According to Viśvanātha Cakravartī, sama, one of the twenty-eight qualities of a devotee, means being even-minded both in happiness and in unhappiness, and both in being respected and in being disrespected: samaḥ sukha-duḥkhābhyāṃ mānāpamānābhyāṃ ca tulyaḥ (Sārārtha-darśinī 11.11.29).
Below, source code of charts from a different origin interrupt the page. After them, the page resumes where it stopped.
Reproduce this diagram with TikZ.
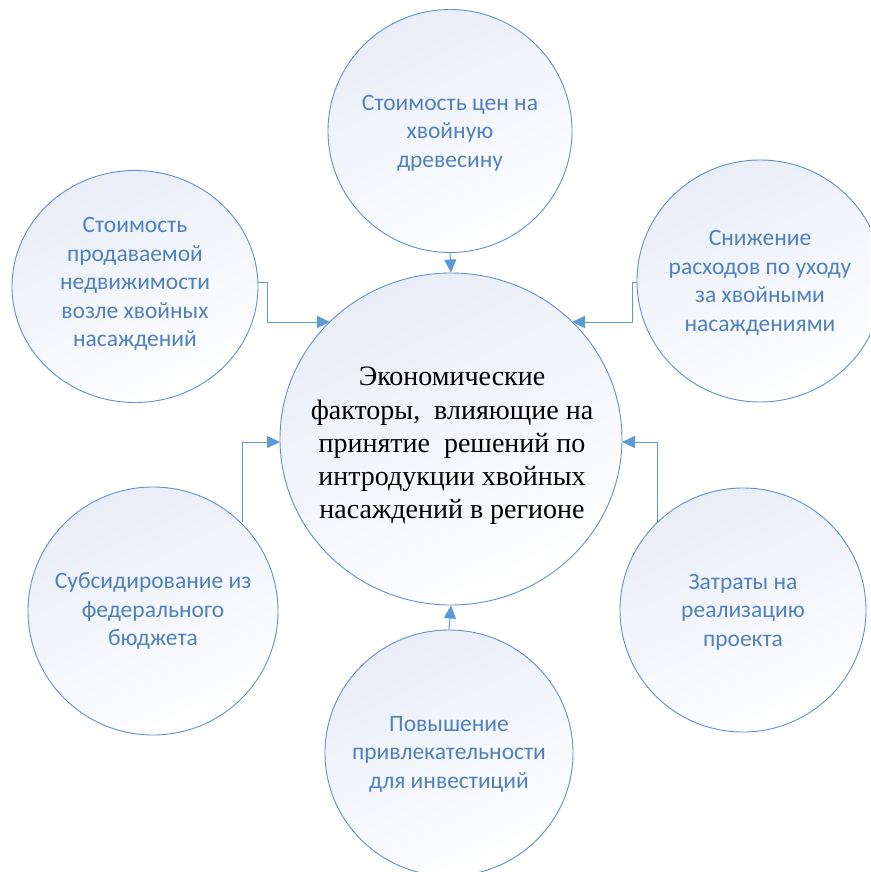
\documentclass[tikz,border=0pt]{standalone}
\usepackage{fontspec}
\setmainfont{Liberation Serif}
\newfontfamily\satfont{Carlito}
\usetikzlibrary{shapes.geometric,arrows.meta}
\definecolor{rimblue}{RGB}{96,145,205}
\definecolor{linkblue}{RGB}{91,155,213}
\definecolor{txtblue}{RGB}{79,129,189}
\definecolor{fillblue}{RGB}{232,237,247}
\tikzset{
  bubble/.style={ellipse,draw=rimblue,line width=0.9pt,inner sep=0pt,
    shading=axis,top color=fillblue,bottom color=white,shading angle=25},
  sattext/.style={align=center,text=txtblue,font=\satfont\fontsize{23.5}{28.5}\selectfont},
  centtext/.style={align=center,text=black,font=\fontsize{28}{33.2}\selectfont},
  link/.style={draw=linkblue,line width=1pt,-{Triangle[length=13pt,width=12pt]}}
}
\begin{document}
\begin{tikzpicture}[x=1pt,y=-1pt]
\useasboundingbox (0,0) rectangle (870,872);
\clip (0,0) rectangle (870,872);
\fill[white] (0,0) rectangle (870,872);
% bubbles
\node[bubble,minimum width=244pt,minimum height=243pt] (top) at (450,131) {};
\node[bubble,minimum width=246pt,minimum height=232pt] (ul) at (135,286.5) {};
\node[bubble,minimum width=246pt,minimum height=242pt] (ur) at (760,281) {};
\node[bubble,minimum width=250pt,minimum height=248pt] (ll) at (153,611) {};
\node[bubble,minimum width=246pt,minimum height=244pt] (lr) at (743,610) {};
\node[bubble,minimum width=248pt,minimum height=246pt] (bot) at (449,753) {};
\node[bubble,minimum width=342pt,minimum height=332pt] (c) at (451,439) {};
% texts
\node[sattext] (ttop) at (450,133) {Стоимость цен на\\хвойную\\древесину};
\node[sattext] (tul) at (135,284) {Стоимость\\продаваемой\\недвижимости\\возле хвойных\\насаждений};
\node[sattext] (tur) at (760,283) {Снижение\\расходов по уходу\\за хвойными\\насаждениями};
\node[sattext] (tll) at (153,611) {Субсидирование из\\федерального\\бюджета};
\node[sattext] (tlr) at (743,612) {Затраты на\\реализацию\\проекта};
\node[sattext] (tbot) at (449,754) {Повышение\\привлекательности\\для инвестиций};
\node[centtext] (tc) at (452,446) {Экономические\\факторы,\ \ влияющие на\\принятие\ \ решений по\\интродукции хвойных\\насаждений в регионе};
% connectors
\coordinate (ulout) at (258,282);
\coordinate (urout) at (637,282);
\coordinate (llout) at (242,522);
\coordinate (lrout) at (657,522);
\coordinate (cul) at (330,322);
\coordinate (cur) at (572,322);
\coordinate (cll) at (280,442);
\coordinate (clr) at (622,442);
\draw[link] (top.south) -- (c.north);
\draw[link] (bot.north) -- (c.south);
\draw[link] (ulout) -- ++(9,0) |- (cul);
\draw[link] (urout) -- ++(-5,0) |- (cur);
\draw[link] (llout) |- (cll);
\draw[link] (lrout) |- (clr);
\end{tikzpicture}
\end{document}
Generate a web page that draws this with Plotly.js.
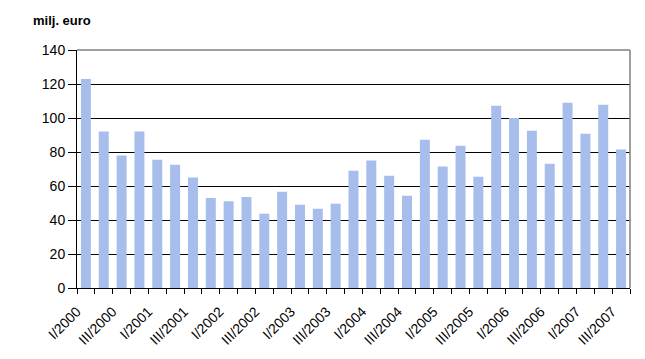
<!DOCTYPE html>
<html>
<head>
<meta charset="utf-8">
<script src="https://cdn.plot.ly/plotly-3.0.1.min.js"></script>
<style>html,body{margin:0;padding:0;background:#fff;}#chart{width:645px;height:359px;}</style>
</head>
<body>
<div id="chart"></div>
<script>
var categories = ["I/2000","II/2000","III/2000","IV/2000",
  "I/2001","II/2001","III/2001","IV/2001",
  "I/2002","II/2002","III/2002","IV/2002",
  "I/2003","II/2003","III/2003","IV/2003",
  "I/2004","II/2004","III/2004","IV/2004",
  "I/2005","II/2005","III/2005","IV/2005",
  "I/2006","II/2006","III/2006","IV/2006",
  "I/2007","II/2007","III/2007"];
var values = [123, 92, 78, 92,
  75.5, 72.5, 65, 53,
  51, 53.5, 43.7, 56.6,
  49, 46.6, 49.6, 69,
  75, 66, 54.3, 87.2,
  71.4, 83.7, 65.5, 107.2,
  100, 92.5, 73.1, 109,
  90.8, 107.8, 81.4];
var tickLabels = ["I/2000","","III/2000","",
  "I/2001","","III/2001","",
  "I/2002","","III/2002","",
  "I/2003","","III/2003","",
  "I/2004","","III/2004","",
  "I/2005","","III/2005","",
  "I/2006","","III/2006","",
  "I/2007","","III/2007"];
var yTicks = [0, 20, 40, 60, 80, 100, 120, 140];
var unitLabel = "milj. euro";

var trace = {
  type: 'bar',
  x: categories,
  y: values,
  marker: {color: '#A7BDEB', line: {width: 0}},
  hoverinfo: 'x+y'
};

var layout = {
  width: 645, height: 359,
  margin: {l: 77, r: 15, t: 50, b: 71, pad: 0},
  paper_bgcolor: '#ffffff',
  plot_bgcolor: '#ffffff',
  showlegend: false,
  bargap: 0.44,
  font: {family: 'Arial, "Liberation Sans", sans-serif', size: 13, color: '#000'},
  xaxis: {
    type: 'category',
    tickmode: 'array',
    tickvals: categories,
    ticktext: tickLabels,
    tickson: 'boundaries',
    ticks: 'outside', ticklen: 5, tickwidth: 1, tickcolor: '#000',
    tickangle: -45,
    ticklabelstandoff: 9,
    ticklabelshift: -9,
    showline: true, linecolor: '#000', linewidth: 1,
    showgrid: false, zeroline: false,
    tickfont: {size: 14, color: '#000'}
  },
  yaxis: {
    range: [0, 140],
    tickmode: 'array',
    tickvals: yTicks,
    ticks: 'outside', ticklen: 8, tickwidth: 1, tickcolor: '#000',
    showline: true, linecolor: '#000', linewidth: 1,
    showgrid: true, gridcolor: '#000', gridwidth: 1,
    zeroline: false,
    tickfont: {size: 14, color: '#000'}
  },
  shapes: [
    {type: 'line', xref: 'paper', yref: 'paper', x0: 0, x1: 1, y0: 1, y1: 1,
     line: {color: '#808080', width: 1.5}},
    {type: 'line', xref: 'paper', yref: 'paper', x0: 1, x1: 1, y0: 0, y1: 1,
     line: {color: '#808080', width: 1.5}}
  ],
  annotations: [
    {text: '<b>' + unitLabel + '</b>', xref: 'paper', yref: 'paper',
     x: -0.084, y: 1.125, xanchor: 'left', yanchor: 'middle', showarrow: false,
     font: {size: 13, color: '#000'}}
  ]
};

Plotly.newPlot('chart', [trace], layout, {displayModeBar: false, staticPlot: true});
</script>
</body>
</html>
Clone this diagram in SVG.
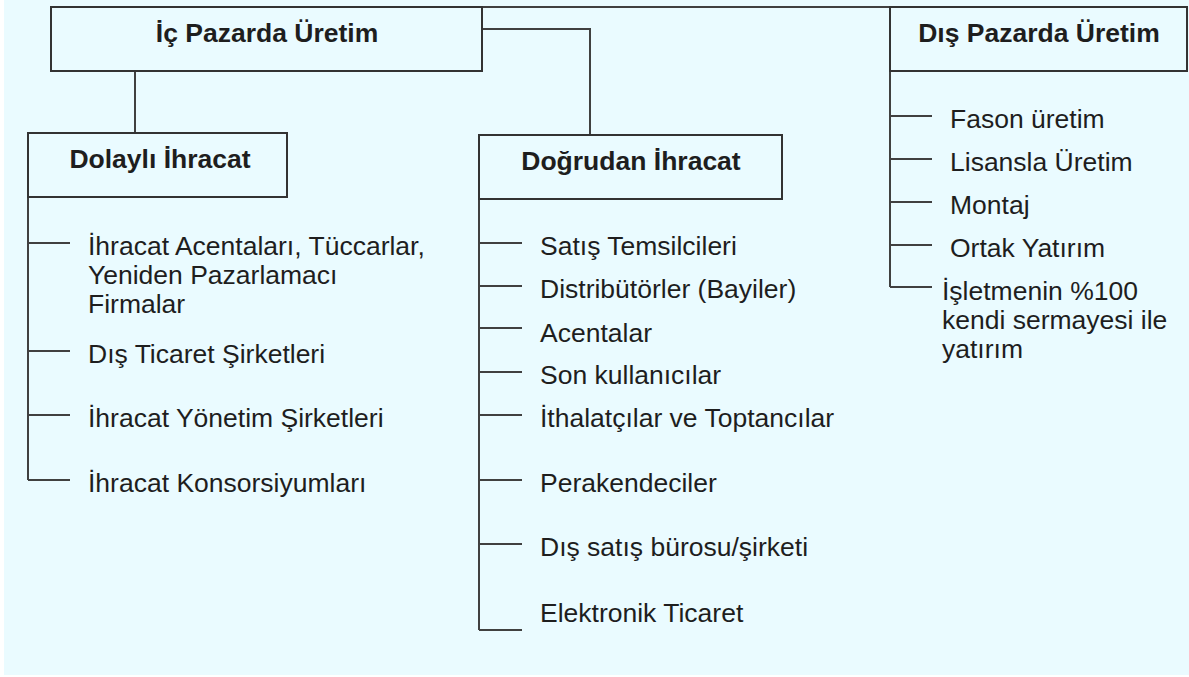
<svg xmlns="http://www.w3.org/2000/svg" width="1189" height="677" viewBox="0 0 1189 677">
<style>
.box{fill:#EAFBFF;stroke:#333333;stroke-width:2}
.ln{fill:none;stroke:#404040;stroke-width:2}
.t{font-family:"Liberation Sans",Arial,sans-serif;font-size:26.5px;fill:#1e1e1e}
.b{font-family:"Liberation Sans",Arial,sans-serif;font-size:26.5px;font-weight:bold;fill:#1e1e1e;text-anchor:middle}
</style>
<rect x="0" y="0" width="1189" height="677" fill="#ffffff"/>
<rect x="4" y="0" width="1185" height="675" fill="#EAFBFF"/>
<g id="connectors">
<path class="ln" d="M482,7 H890"/>
<path class="ln" d="M135,71 V133"/>
<path class="ln" d="M482,29 H590 V135"/>
<path class="ln" d="M28,197 V480 M28,243 H70 M28,351 H70 M28,415 H70 M28,480 H70"/>
<path class="ln" d="M479,199 V630 M479,243 H522 M479,286 H522 M479,328 H522 M479,372 H522 M479,415 H522 M479,480 H522 M479,544 H522 M479,630 H522"/>
<path class="ln" d="M890,71 V287 M890,116 H932 M890,159 H932 M890,202 H932 M890,245 H932 M890,287 H932"/>
</g>
<g id="ic-pazarda">
<rect class="box" x="51" y="7" width="431" height="64"/>
<text class="b" x="267" y="42">İç Pazarda Üretim</text>
</g>
<g id="dis-pazarda">
<rect class="box" x="890" y="7" width="297" height="64"/>
<text class="b" x="1039" y="42">Dış Pazarda Üretim</text>
</g>
<g id="dolayli">
<rect class="box" x="28" y="133" width="259" height="64"/>
<text class="b" x="160" y="168">Dolaylı İhracat</text>
</g>
<g id="dogrudan">
<rect class="box" x="479" y="135" width="303" height="64"/>
<text class="b" x="631" y="170">Doğrudan İhracat</text>
</g>
<g id="dolayli-items">
<text class="t" x="88" y="255">İhracat Acentaları, Tüccarlar,</text>
<text class="t" x="88" y="284">Yeniden Pazarlamacı</text>
<text class="t" x="88" y="313">Firmalar</text>
<text class="t" x="88" y="363">Dış Ticaret Şirketleri</text>
<text class="t" x="88" y="427">İhracat Yönetim Şirketleri</text>
<text class="t" x="88" y="492">İhracat Konsorsiyumları</text>
</g>
<g id="dogrudan-items">
<text class="t" x="540" y="255">Satış Temsilcileri</text>
<text class="t" x="540" y="298">Distribütörler (Bayiler)</text>
<text class="t" x="540" y="342">Acentalar</text>
<text class="t" x="540" y="384">Son kullanıcılar</text>
<text class="t" x="540" y="427">İthalatçılar ve Toptancılar</text>
<text class="t" x="540" y="492">Perakendeciler</text>
<text class="t" x="540" y="556">Dış satış bürosu/şirketi</text>
<text class="t" x="540" y="622">Elektronik Ticaret</text>
</g>
<g id="dis-items">
<text class="t" x="950" y="128">Fason üretim</text>
<text class="t" x="950" y="171">Lisansla Üretim</text>
<text class="t" x="950" y="214">Montaj</text>
<text class="t" x="950" y="257">Ortak Yatırım</text>
<text class="t" x="942" y="300">İşletmenin %100</text>
<text class="t" x="942" y="329">kendi sermayesi ile</text>
<text class="t" x="942" y="358">yatırım</text>
</g>
</svg>
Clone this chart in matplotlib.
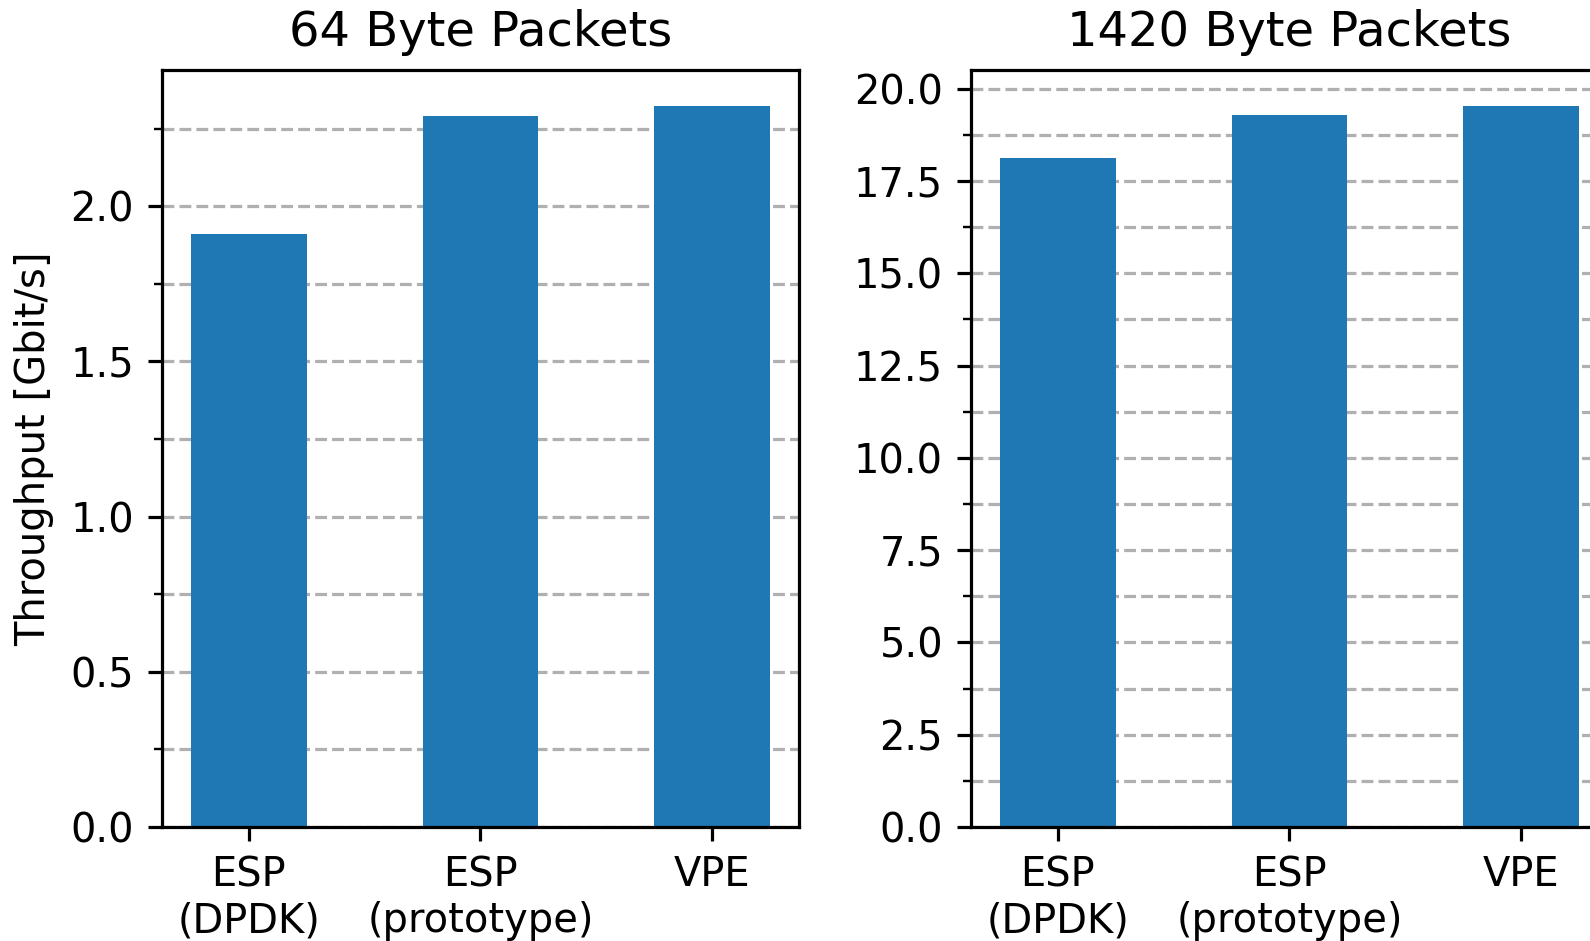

This verse by Bhartṛhari is another illustration of śānta-rasa,

sphurat-sphāra-jyotsnā-dhavalita-tale kvāpi puline sukhāsīnāḥ śānta-dhvaniṣu rajanīṣu dyu-saritaḥ |
bhavābhogodvignāḥ śiva śiva śivety ucca-vacasaḥ kadā yāsyāmo’ntargata-bahula-bāṣpākula-daśām ||

“On nights when the sounds are peaceful, when shall we who are afflicted by the snake of material life sit comfortably somewhere on a bank on the Ganges’ shore where the ground is made white by an intensely radiating moonlight and become overwhelmed by tears that penetrate the heart, while exclaiming “Śiva Śiva Śiva”?” (Vairāgya-śataka 85)

Footnotes and references:

[1]:

Nāṭya-śāstra 6.15. The verse is quoted in Sāhitya-kaumudī 4.11.

[2]:

evam ete rasā jñeyās tv aṣṭau lakṣaṇa-lakṣitāḥ |
ata ūrdhvaṃ pravakṣyāmi bhāvānām api lakṣaṇam || (Nāṭya-śāstra 6.83)

[3]:

punar nimittāpāye ca śānta evopalīyate |
evaṃ nava-rasā dṛṣṭā nāṭya-jñair lakṣaṇānvitāḥ || (Nāṭya-śāstra 6.83)

[4]:

atha śānto nāma śama-sthāyi-bhāvātmako mokṣa-pravartakaḥ. sa tu tattva-jñāna-vairāgyāśaya-śuddhy-ādibhir vibhāvaiḥ samutpadyate. tasya yama-niyamādhyātma-dhyāna-dhāraṇopāsanasarva-bhūta-dayāliṅga-grahaṇādibhir anubhāvair abhinayaḥ prayoktavyaḥ. vyabhicāriṇaś cāsya nirveda-smṛti-dhṛti-sarvāśrama-śauca-stambha-romāñcādayaḥ (Nāṭya-śāstra 6.83).

[5]:

raty-utsāha-jugupsāḥ krodho hāsaḥ smayo bhayaṃ śokaḥ |
śamam api kecit prāhuḥ puṣṭir nāṭyeṣu naitasya || (Daśa-rūpaka 4.33)

[6]:

ratir hāsaś ca śokaś ca krodhotsāhau bhayaṃ tathā, jugupsā vismayaś cettham aṣṭau proktāḥ śamo’pi ca (Sāhitya-darpaṇa 3.175); śamo nirīhāvasthāyāṃ svātma-viśrāmajaṃ sukham, “Śama is the joy that originates from the repose in oneself while being desireless”(Sāhitya-darpaṇa 3.180).

[7]:

vihāya viṣayonmukhyaṃ nijānanda-sthitir yataḥ, ātmanaḥ kathyate so’tra svabhāvaḥ śama ity asau, “The nature of the soul, in which the person blissfully abides after giving up sense gratification, is called śama.” (Bhakti-rasāmṛta-sindhu 2.5.17)

[8]:

The notion that nirveda comprises tattva-jñāna (knowledge of the Truth)is from Bharata Muni: tatra nirvedo nāma, dāridrya-vyādhy-avamānādhikṣepākruṣṭa-krodha-tāḍaneṣṭa-janaviyoga-tattva-jñānādibhir vibhāvaiḥ samutpadyate (Nāṭya-śāstra 7.28).

[9]:

tāvan-nirvedam abhivyañjayataḥ śānta-rasa-vyañjakatvam (Locana 3.16).

[10]:

virāgo jāyata ity anena tattva-jñānotthitaṃ nirvedaṃ śānta-rasa-sthāyinaṃ sūcayatā tasyaiva ca sarvetarāsāratva-pratipādanena prādhānyam uktam (Locana 4.5).

[11]:

De, S.K. (1981), Some Problems of Sanskrit Poetics, p. 139.

[12]:

nityānitya-vastu-vicāra-janmā viṣaya-virāgākhyo nirvedaḥ. gṛha-kalahādijas tu vyabhicārī (Rasa-gaṅgādhara, KM p. 32).

[13]:

prabandhasya tu yoga-vāsiṣṭa-rāmāyaṇe śānta-karuṇayoḥ (Rasa-gaṅgādhara, KM p. 109).